* [TASK TO CARRY OUT]:
Find each line holding "that" and copy it out.

* [MATERIAL PROVIDED]:
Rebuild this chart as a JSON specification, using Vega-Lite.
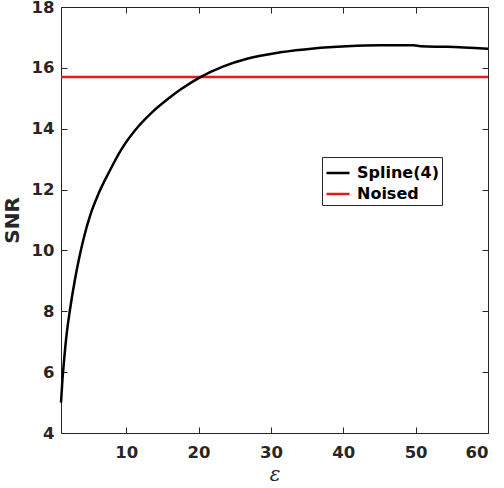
{
  "$schema": "https://vega.github.io/schema/vega-lite/v6.json",
  "autosize": "none",
  "width": 427,
  "height": 426,
  "padding": {"left": 61, "top": 7, "right": 16, "bottom": 55},
  "background": "white",
  "config": {
    "view": {"stroke": null},
    "axis": {
      "domainColor": "#262626",
      "domainWidth": 1,
      "tickColor": "#262626",
      "tickSize": -6,
      "tickWidth": 1,
      "grid": false,
      "labelFont": "DejaVu Sans",
      "labelFontWeight": "bold",
      "labelFontSize": 16.5,
      "labelColor": "#262626",
      "titleFont": "DejaVu Sans",
      "titleColor": "#262626"
    }
  },
  "datasets": {
    "spline": [
      {"eps": 1.0, "snr": 5.0, "series": "Spline(4)"},
      {"eps": 1.2, "snr": 5.75, "series": "Spline(4)"},
      {"eps": 1.41, "snr": 6.35, "series": "Spline(4)"},
      {"eps": 1.6, "snr": 6.85, "series": "Spline(4)"},
      {"eps": 1.87, "snr": 7.42, "series": "Spline(4)"},
      {"eps": 2.24, "snr": 8.05, "series": "Spline(4)"},
      {"eps": 2.94, "snr": 9.06, "series": "Spline(4)"},
      {"eps": 3.63, "snr": 9.88, "series": "Spline(4)"},
      {"eps": 4.2, "snr": 10.46, "series": "Spline(4)"},
      {"eps": 5.0, "snr": 11.13, "series": "Spline(4)"},
      {"eps": 6.16, "snr": 11.85, "series": "Spline(4)"},
      {"eps": 7.54, "snr": 12.53, "series": "Spline(4)"},
      {"eps": 9.39, "snr": 13.34, "series": "Spline(4)"},
      {"eps": 11.24, "snr": 13.95, "series": "Spline(4)"},
      {"eps": 13.54, "snr": 14.53, "series": "Spline(4)"},
      {"eps": 15.84, "snr": 14.99, "series": "Spline(4)"},
      {"eps": 17.46, "snr": 15.28, "series": "Spline(4)"},
      {"eps": 20.2, "snr": 15.69, "series": "Spline(4)"},
      {"eps": 23.45, "snr": 16.05, "series": "Spline(4)"},
      {"eps": 26.7, "snr": 16.3, "series": "Spline(4)"},
      {"eps": 31.3, "snr": 16.51, "series": "Spline(4)"},
      {"eps": 35.9, "snr": 16.64, "series": "Spline(4)"},
      {"eps": 40.5, "snr": 16.71, "series": "Spline(4)"},
      {"eps": 45.1, "snr": 16.74, "series": "Spline(4)"},
      {"eps": 49.7, "snr": 16.74, "series": "Spline(4)"},
      {"eps": 50.7, "snr": 16.71, "series": "Spline(4)"},
      {"eps": 54.3, "snr": 16.69, "series": "Spline(4)"},
      {"eps": 60.0, "snr": 16.63, "series": "Spline(4)"}
    ],
    "noised": [
      {"eps": 1.0, "snr": 15.7, "series": "Noised"},
      {"eps": 60.0, "snr": 15.7, "series": "Noised"}
    ]
  },
  "layer": [
    {
      "data": {"name": "noised"},
      "mark": {"type": "line", "strokeWidth": 2.5, "interpolate": "linear"},
      "encoding": {
        "x": {"field": "eps", "type": "quantitative", "scale": {"domain": [1, 60], "nice": false},
              "axis": {"orient": "top", "labels": false, "title": null, "values": [10, 20, 30, 40, 50, 60]}},
        "y": {"field": "snr", "type": "quantitative", "scale": {"domain": [4, 18], "nice": false},
              "axis": {"orient": "right", "labels": false, "title": null, "values": [4, 6, 8, 10, 12, 14, 16, 18]}},
        "color": {"field": "series", "type": "nominal",
                  "scale": {"domain": ["Spline(4)", "Noised"], "range": ["#000000", "#e41a1c"]},
                  "legend": {
                    "title": null, "orient": "none", "legendX": 261, "legendY": 150,
                    "symbolType": "stroke", "symbolStrokeWidth": 2.5, "symbolSize": 529,
                    "labelFont": "DejaVu Sans", "labelFontWeight": "bold", "labelFontSize": 16,
                    "labelColor": "#000000", "strokeColor": "#262626", "fillColor": "white",
                    "padding": 3, "rowPadding": -3, "labelOffset": 6
                  }}
      }
    },
    {
      "data": {"name": "spline"},
      "mark": {"type": "line", "strokeWidth": 2.5, "interpolate": "monotone"},
      "encoding": {
        "x": {"field": "eps", "type": "quantitative",
              "axis": {"orient": "bottom", "title": "ε", "titleFontStyle": "italic", "titleFontWeight": "normal",
                       "titleFontSize": 20, "titleFont": "DejaVu Serif", "titlePadding": 4, "labelPadding": 17,
                       "values": [10, 20, 30, 40, 50, 60]}},
        "y": {"field": "snr", "type": "quantitative",
              "axis": {"orient": "left", "title": "SNR", "titleFontWeight": "bold", "titleFontSize": 20,
                       "titlePadding": 9, "labelPadding": 13, "values": [4, 6, 8, 10, 12, 14, 16, 18]}},
        "color": {"field": "series", "type": "nominal"}
      }
    }
  ],
  "resolve": {"axis": {"x": "independent", "y": "independent"}}
}
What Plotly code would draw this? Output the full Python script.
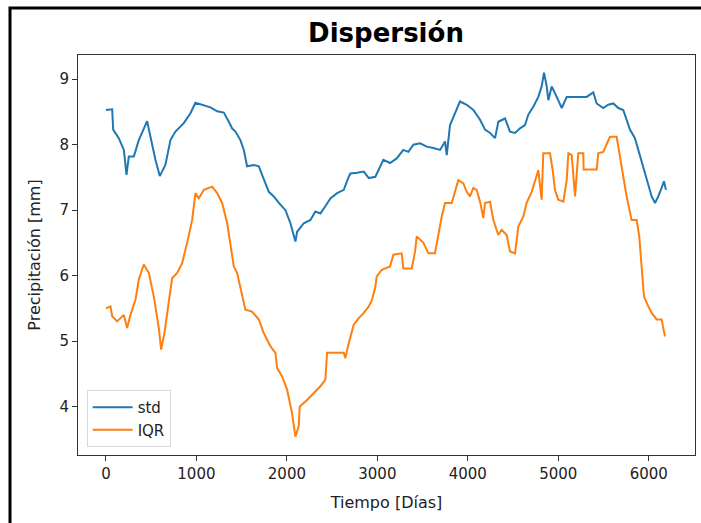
import plotly.graph_objects as go

# std series (day, value)
std_days = [0, 69, 80, 142, 198, 227, 253, 308, 363, 418, 455, 492, 547, 595, 657, 713, 768, 860, 934, 989,
            1063, 1155, 1229, 1303, 1358, 1394, 1431, 1486, 1524, 1560, 1634, 1690, 1726, 1800, 1855, 1911,
            1984, 2039, 2094, 2113, 2187, 2260, 2315, 2370, 2425, 2481, 2555, 2629, 2684, 2702, 2776, 2850,
            2905, 2978, 3066, 3140, 3214, 3287, 3343, 3398, 3472, 3546, 3619, 3693, 3748, 3767, 3803, 3859,
            3914, 3988, 4061, 4135, 4190, 4245, 4301, 4337, 4411, 4466, 4522, 4577, 4632, 4669, 4724, 4779,
            4816, 4842, 4872, 4890, 4927, 4982, 5038, 5093, 5203, 5314, 5387, 5424, 5497, 5552, 5608, 5663,
            5718, 5755, 5792, 5847, 5884, 5922, 5958, 5995, 6032, 6069, 6105, 6142, 6168, 6190]
std_vals = [8.53, 8.54, 8.23, 8.10, 7.92, 7.54, 7.82, 7.82, 8.07, 8.23, 8.36, 8.12, 7.77, 7.52, 7.69, 8.07, 8.20,
            8.33, 8.48, 8.64, 8.61, 8.57, 8.51, 8.49, 8.35, 8.25, 8.20, 8.07, 7.92, 7.67, 7.69, 7.67, 7.54,
            7.28, 7.21, 7.11, 7.00, 6.80, 6.52, 6.67, 6.80, 6.85, 6.98, 6.95, 7.06, 7.18, 7.26, 7.31, 7.51,
            7.56, 7.57, 7.59, 7.49, 7.51, 7.77, 7.72, 7.79, 7.92, 7.89, 8.00, 8.02, 7.97, 7.95, 7.92, 8.05,
            7.84, 8.30, 8.48, 8.66, 8.61, 8.53, 8.38, 8.23, 8.18, 8.10, 8.35, 8.40, 8.20, 8.18, 8.25, 8.30,
            8.46, 8.58, 8.73, 8.89, 9.10, 8.89, 8.68, 8.89, 8.73, 8.56, 8.73, 8.73, 8.73, 8.80, 8.63, 8.56,
            8.61, 8.63, 8.56, 8.53, 8.38, 8.23, 8.10, 7.92, 7.77, 7.56, 7.41, 7.21, 7.11, 7.21, 7.34, 7.44, 7.31]

# IQR series (day, value)
iqr_days = [0, 50, 69, 124, 198, 234, 271, 326, 363, 418, 474, 529, 584, 610, 646, 695, 731, 787, 842, 897,
            953, 989, 1026, 1082, 1174, 1229, 1284, 1340, 1376, 1413, 1450, 1505, 1541, 1615, 1690, 1745,
            1818, 1873, 1892, 1947, 2002, 2057, 2094, 2131, 2142, 2223, 2297, 2370, 2425, 2444, 2555, 2629,
            2646, 2684, 2739, 2794, 2850, 2905, 2941, 2978, 2993, 3049, 3140, 3177, 3269, 3287, 3380, 3417,
            3435, 3509, 3564, 3637, 3711, 3748, 3822, 3859, 3895, 3950, 3988, 4024, 4061, 4098, 4135, 4171,
            4190, 4245, 4282, 4337, 4374, 4429, 4466, 4522, 4558, 4613, 4650, 4706, 4742, 4779, 4816, 4834,
            4908, 4938, 4963, 5000, 5056, 5093, 5111, 5148, 5185, 5203, 5221, 5276, 5280, 5424, 5442, 5497,
            5534, 5571, 5645, 5674, 5718, 5755, 5810, 5866, 5895, 5922, 5947, 5995, 6032, 6087, 6142, 6179]
iqr_vals = [5.50, 5.53, 5.38, 5.30, 5.40, 5.20, 5.40, 5.63, 5.94, 6.17, 6.04, 5.68, 5.20, 4.87, 5.12, 5.58,
            5.96, 6.04, 6.19, 6.50, 6.85, 7.26, 7.18, 7.31, 7.36, 7.26, 7.11, 6.80, 6.50, 6.14, 6.04, 5.68,
            5.48, 5.45, 5.33, 5.12, 4.92, 4.82, 4.59, 4.46, 4.26, 3.90, 3.54, 3.70, 4.00, 4.10, 4.21, 4.31,
            4.41, 4.82, 4.82, 4.82, 4.74, 4.97, 5.25, 5.35, 5.43, 5.53, 5.63, 5.83, 5.99, 6.09, 6.14, 6.32,
            6.34, 6.11, 6.11, 6.37, 6.60, 6.50, 6.34, 6.34, 6.90, 7.11, 7.11, 7.31, 7.46, 7.41, 7.28, 7.21,
            7.34, 7.31, 7.13, 6.88, 7.11, 7.13, 6.85, 6.62, 6.70, 6.62, 6.37, 6.34, 6.75, 6.90, 7.11, 7.28,
            7.46, 7.61, 7.16, 7.87, 7.87, 7.61, 7.31, 7.16, 7.13, 7.46, 7.87, 7.84, 7.21, 7.61, 7.87, 7.87,
            7.62, 7.62, 7.87, 7.89, 8.02, 8.12, 8.12, 7.87, 7.56, 7.21, 6.85, 6.85, 6.60, 6.04, 5.68, 5.53,
            5.43, 5.33, 5.33, 5.07]

x_ticks = [0, 1000, 2000, 3000, 4000, 5000, 6000]
y_ticks = [4, 5, 6, 7, 8, 9]

FONT = "DejaVu Sans"
W, H = 701, 523
L, R, T, B = 78, 6, 55, 68
pw, ph = W - L - R, H - T - B

def px_to_paper_x(px):
    return (px - L) / pw

def py_to_paper_y(py):
    return (H - B - py) / ph

fig = go.Figure()
fig.add_trace(go.Scatter(x=std_days, y=std_vals, mode="lines", name="std",
                         line=dict(color="#1f77b4", width=2)))
fig.add_trace(go.Scatter(x=iqr_days, y=iqr_vals, mode="lines", name="IQR",
                         line=dict(color="#ff7f0e", width=2)))

fig.update_layout(
    width=W, height=H,
    margin=dict(l=L, r=R, t=T, b=B),
    paper_bgcolor="white", plot_bgcolor="white",
    font=dict(family=FONT, color="#222222", size=15),
    title=dict(text="<b>Dispersión</b>", x=px_to_paper_x(386), xref="paper", xanchor="center",
               y=1 - 33 / H, yanchor="middle", font=dict(family=FONT, size=26, color="black")),
    showlegend=True,
    legend=dict(x=0.014, y=0.02, xanchor="left", yanchor="bottom",
                bgcolor="white", bordercolor="#d9d9d9", borderwidth=1,
                font=dict(family=FONT, size=15, color="#222222"), itemwidth=40),
)
fig.update_xaxes(range=[-309, 6511], tickvals=x_ticks, ticktext=[str(v) for v in x_ticks],
                 showgrid=False, zeroline=False, showline=True, mirror=True,
                 linecolor="#333333", linewidth=1, ticks="outside", ticklen=5, tickcolor="#333333",
                 title=dict(text="Tiempo [Días]", font=dict(family=FONT, size=16), standoff=14),
                 tickfont=dict(family=FONT, size=15))
fig.update_yaxes(range=[3.26, 9.37], tickvals=y_ticks, ticktext=[str(v) for v in y_ticks],
                 showgrid=False, zeroline=False, showline=True, mirror=True,
                 linecolor="#333333", linewidth=1, ticks="outside", ticklen=5, tickcolor="#333333",
                 title=dict(text="Precipitación [mm]", font=dict(family=FONT, size=16), standoff=14),
                 tickfont=dict(family=FONT, size=15))

# outer black frame (top and left visible)
fig.add_shape(type="rect", xref="paper", yref="paper",
              x0=px_to_paper_x(10), x1=px_to_paper_x(720),
              y0=py_to_paper_y(540), y1=py_to_paper_y(8),
              line=dict(color="black", width=3), fillcolor="rgba(0,0,0,0)", layer="above")

fig.write_html("out.html")
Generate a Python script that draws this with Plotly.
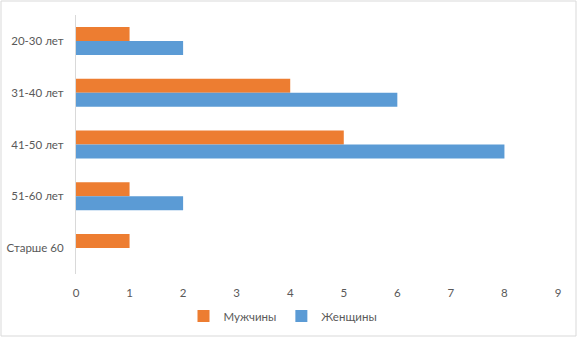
import plotly.graph_objects as go

categories = ["20-30 лет", "31-40 лет", "41-50 лет", "51-60 лет", "Старше 60"]
men = [1, 4, 5, 1, 1]
women = [2, 6, 8, 2, 0]
x_ticks = list(range(0, 10))

W, H = 578, 338
L, R, T, B = 76, 20, 15, 64
pw, ph = W - L - R, H - T - B

fig = go.Figure()
fig.add_trace(go.Bar(y=categories, x=men, name="Мужчины", orientation="h",
                     marker=dict(color="#ED7D31", line=dict(width=0))))
fig.add_trace(go.Bar(y=categories, x=women, name="Женщины", orientation="h",
                     marker=dict(color="#5B9BD5", line=dict(width=0))))

fig.update_layout(
    width=W, height=H,
    margin=dict(l=L, r=R, t=T, b=B, autoexpand=False),
    barmode="group", bargap=0.46, bargroupgap=0,
    paper_bgcolor="white", plot_bgcolor="white",
    font=dict(family="Lato, Open Sans, sans-serif", size=11.5, color="#595959"),
    xaxis=dict(range=[0, 9], tickvals=x_ticks, showgrid=False, zeroline=False,
               showline=False, ticks="", ticklabelstandoff=10, automargin=False),
    yaxis=dict(autorange="reversed", showgrid=False, zeroline=False, showline=True,
               linecolor="#D9D9D9", linewidth=1, ticks="", ticklabelstandoff=9,
               automargin=False),
    legend=dict(orientation="h", x=(W / 2 - 6 - L) / pw, xanchor="center",
                y=(T + ph - 316) / ph, yanchor="middle",
                font=dict(size=11.5, color="#595959"), itemwidth=30),
    showlegend=True,
)

fig.add_shape(type="rect", xref="paper", yref="paper",
              x0=(1 - L) / pw, x1=(576 - L) / pw,
              y0=(T + ph - 336) / ph, y1=(T + ph - 1) / ph,
              line=dict(color="#D9D9D9", width=1), fillcolor="rgba(0,0,0,0)", layer="above")

fig.write_html("out.html", config={"displayModeBar": False},
               post_script="document.body.style.margin='0';")
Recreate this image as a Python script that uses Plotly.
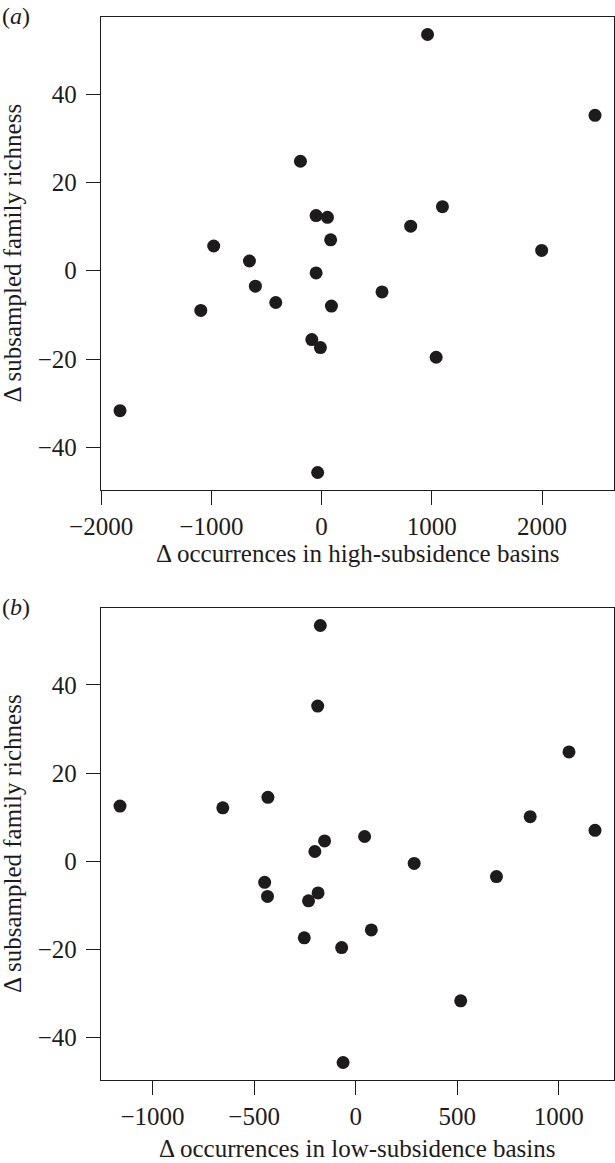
import plotly.graph_objects as go

# Shared response variable
richness_delta = [53.5, 35.2, 24.8, 14.5, 12.5, 12.1, 10.1, 7.0, 5.6, 4.6, 2.2,
                  -0.5, -3.5, -4.8, -7.2, -8.0, -9.0, -15.6, -17.4, -19.6, -31.7, -45.7]
# Panel (a): high-subsidence basins
occ_high = [961, 2480, -192, 1096, -50, 53, 808, 82, -979, 1996, -655,
            -50, -601, 548, -416, 89, -1096, -89, -11, 1039, -1829, -36]
# Panel (b): low-subsidence basins
occ_low = [-174, -187, 1050, -432, -1160, -654, 859, 1178, 44, -153, -201,
           288, 693, -448, -185, -434, -232, 77, -253, -69, 517, -62]

xticks_a = [-2000, -1000, 0, 1000, 2000]
xticks_b = [-1000, -500, 0, 500, 1000]
yticks = [-40, -20, 0, 20, 40]

x_title_a = "\u0394 occurrences in high-subsidence basins"
x_title_b = "\u0394 occurrences in low-subsidence basins"
y_title = "\u0394 subsampled family richness"

W, H = 615, 1163
FONT = "Liberation Serif"
INK = "#1e1b1c"
FS = 25

fig = go.Figure()
fig.add_trace(go.Scatter(x=occ_high, y=richness_delta, mode="markers",
                         marker=dict(size=13, color=INK), xaxis="x", yaxis="y",
                         showlegend=False, cliponaxis=False))
fig.add_trace(go.Scatter(x=occ_low, y=richness_delta, mode="markers",
                         marker=dict(size=13, color=INK), xaxis="x2", yaxis="y2",
                         showlegend=False, cliponaxis=False))

def minus(vals):
    return [str(v).replace("-", "\u2212") for v in vals]

def ax_common():
    return dict(showline=True, linecolor=INK, linewidth=1.4, mirror=True,
                ticks="outside", ticklen=14, tickwidth=1.4, tickcolor=INK,
                showgrid=False, zeroline=False, automargin=False,
                tickfont=dict(family=FONT, size=FS, color=INK))

xl, xr = 101 / W, 614 / W
ya = [1 - 490 / H, 1 - 17 / H]
yb = [1 - 1080 / H, 1 - 608 / H]

def rng(vals):
    lo, hi = min(vals), max(vals)
    pad = 0.04 * (hi - lo)
    return [lo - pad, hi + pad]

def ann(text, xp, yp, angle=0, xanchor="center", size=FS):
    return dict(text=text, x=xp / W, y=1 - yp / H, xref="paper", yref="paper",
                xanchor=xanchor, yanchor="middle", showarrow=False, textangle=angle,
                font=dict(family=FONT, size=size, color=INK))

fig.update_layout(
    width=W, height=H, margin=dict(l=0, r=0, t=0, b=0),
    paper_bgcolor="white", plot_bgcolor="white",
    font=dict(family=FONT, color=INK),
    xaxis=dict(domain=[xl, xr], anchor="y", range=rng(occ_high), tickvals=xticks_a,
               ticktext=minus(xticks_a), **ax_common()),
    yaxis=dict(domain=ya, anchor="x", range=rng(richness_delta), tickvals=yticks,
               ticktext=minus(yticks), ticklabelstandoff=4, **ax_common()),
    xaxis2=dict(domain=[xl, xr], anchor="y2", range=rng(occ_low), tickvals=xticks_b,
                ticktext=minus(xticks_b), **ax_common()),
    yaxis2=dict(domain=yb, anchor="x2", range=rng(richness_delta), tickvals=yticks,
                ticktext=minus(yticks), ticklabelstandoff=4, **ax_common()),
    annotations=[
        ann("(<i>a</i>)", 0, 16, xanchor="left", size=24),
        ann("(<i>b</i>)", 0, 607, xanchor="left", size=24),
        ann(x_title_a, 357.5, 554),
        ann(x_title_b, 357.5, 1148),
        ann(y_title, 12, 253.5, angle=-90),
        ann(y_title, 12, 844, angle=-90),
    ],
)

fig.write_html("out.html", config={"displayModeBar": False},
               post_script="document.body.style.margin='0';")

* [EXERCISE RESPONSE]:
Generate a Python script that draws this with Plotly.
Recreate this image as a Python script that uses Plotly.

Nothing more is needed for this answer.